Task objective =
Leave out the pictures; transcribe all else exactly.

Data block =
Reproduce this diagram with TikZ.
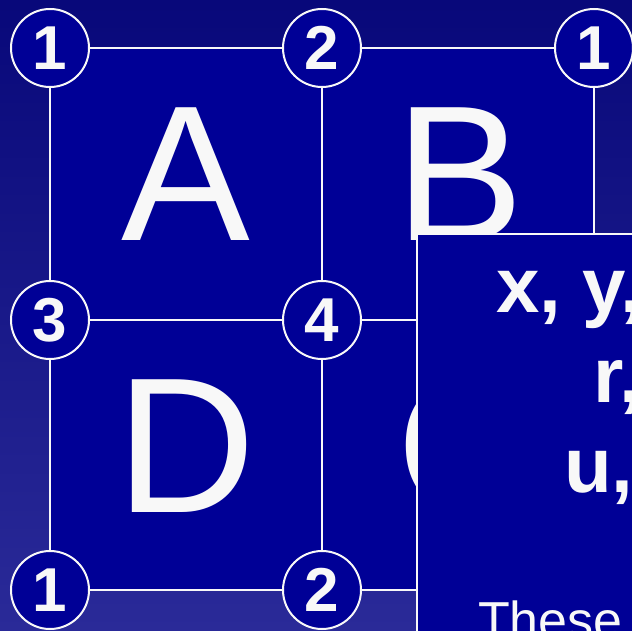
\documentclass[tikz,border=0pt]{standalone}
\usepackage{fontspec}
\usetikzlibrary{backgrounds}
\setmainfont{Liberation Sans}
\definecolor{bgtop}{RGB}{8,8,122}
\definecolor{bgbot}{RGB}{42,42,152}
\definecolor{sq}{RGB}{0,0,150}
\definecolor{wt}{RGB}{248,248,248}
\begin{document}
\begin{tikzpicture}[x=1pt,y=-1pt,
  num/.style={circle,draw=wt,line width=2pt,fill=sq,minimum size=78pt,inner sep=0pt,text=wt,font=\fontsize{62}{62}\selectfont\bfseries},
  grid/.style={draw=wt,line width=2.2pt},
  big/.style={text=wt,inner sep=0pt,font=\fontsize{193}{193}\selectfont},
  boxhead/.style={text=wt,inner sep=0pt,anchor=base west,font=\fontsize{78}{78}\selectfont\bfseries},
  boxtext/.style={text=wt,inner sep=0pt,anchor=base west,font=\fontsize{52}{52}\selectfont}]
\useasboundingbox (0,0) rectangle (632,631);
\clip (0,0) rectangle (632,631);
% circles
\node[num] (a1) at (50,48) {1};
\node[num] (a2) at (322,48) {2};
\node[num] (a3) at (594,48) {1};
\node[num] (b1) at (50,320) {3};
\node[num] (b2) at (322,320) {4};
\node[num] (c1) at (50,590) {1};
\node[num] (c2) at (322,590) {2};
\coordinate (br) at (640,320);
\coordinate (cr) at (640,590);
\coordinate (ad) at (594,640);
\begin{pgfonlayer}{background}
\shade[top color=bgtop,bottom color=bgbot] (0,0) rectangle (632,631);
\fill[sq] (50,48) rectangle (594,590);
\draw[grid] (a1) -- (a2) -- (a3);
\draw[grid] (b1) -- (b2) -- (br);
\draw[grid] (c1) -- (c2) -- (cr);
\draw[grid] (a1) -- (b1) -- (c1);
\draw[grid] (a2) -- (b2) -- (c2);
\draw[grid] (a3) -- (ad);
\end{pgfonlayer}
% letters
\node[big] (lA) at (186,174) {A};
\node[big] (lB) at (460,174) {B};
\node[big] (lD) at (186,446) {D};
\node[big] (lC) at (466,446) {C};
% overlay box
\node[draw=wt,line width=2pt,fill=sq,minimum width=400pt,minimum height=500pt,anchor=north west,inner sep=0pt] (box) at (416,233) {};
\node[boxhead] (t1) at (496,312) {x, y,};
\node[boxhead] (t2) at (593,402) {r,};
\node[boxhead] (t3) at (564,492) {u,};
\node[boxtext] (t4) at (478,638) {These};
\end{tikzpicture}
\end{document}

Response =
Reproduce this diagram with TikZ.
\documentclass[tikz,border=0pt]{standalone}
\usepackage{fontspec}
\usetikzlibrary{backgrounds}
\setmainfont{Liberation Sans}
\definecolor{bgtop}{RGB}{8,8,122}
\definecolor{bgbot}{RGB}{42,42,152}
\definecolor{sq}{RGB}{0,0,150}
\definecolor{wt}{RGB}{248,248,248}
\begin{document}
\begin{tikzpicture}[x=1pt,y=-1pt,
  num/.style={circle,draw=wt,line width=2pt,fill=sq,minimum size=78pt,inner sep=0pt,text=wt,font=\fontsize{62}{62}\selectfont\bfseries},
  grid/.style={draw=wt,line width=2.2pt},
  big/.style={text=wt,inner sep=0pt,font=\fontsize{193}{193}\selectfont},
  boxhead/.style={text=wt,inner sep=0pt,anchor=base west,font=\fontsize{78}{78}\selectfont\bfseries},
  boxtext/.style={text=wt,inner sep=0pt,anchor=base west,font=\fontsize{52}{52}\selectfont}]
\useasboundingbox (0,0) rectangle (632,631);
\clip (0,0) rectangle (632,631);
% circles
\node[num] (a1) at (50,48) {1};
\node[num] (a2) at (322,48) {2};
\node[num] (a3) at (594,48) {1};
\node[num] (b1) at (50,320) {3};
\node[num] (b2) at (322,320) {4};
\node[num] (c1) at (50,590) {1};
\node[num] (c2) at (322,590) {2};
\coordinate (br) at (640,320);
\coordinate (cr) at (640,590);
\coordinate (ad) at (594,640);
\begin{pgfonlayer}{background}
\shade[top color=bgtop,bottom color=bgbot] (0,0) rectangle (632,631);
\fill[sq] (50,48) rectangle (594,590);
\draw[grid] (a1) -- (a2) -- (a3);
\draw[grid] (b1) -- (b2) -- (br);
\draw[grid] (c1) -- (c2) -- (cr);
\draw[grid] (a1) -- (b1) -- (c1);
\draw[grid] (a2) -- (b2) -- (c2);
\draw[grid] (a3) -- (ad);
\end{pgfonlayer}
% letters
\node[big] (lA) at (186,174) {A};
\node[big] (lB) at (460,174) {B};
\node[big] (lD) at (186,446) {D};
\node[big] (lC) at (466,446) {C};
% overlay box
\node[draw=wt,line width=2pt,fill=sq,minimum width=400pt,minimum height=500pt,anchor=north west,inner sep=0pt] (box) at (416,233) {};
\node[boxhead] (t1) at (496,312) {x, y,};
\node[boxhead] (t2) at (593,402) {r,};
\node[boxhead] (t3) at (564,492) {u,};
\node[boxtext] (t4) at (478,638) {These};
\end{tikzpicture}
\end{document}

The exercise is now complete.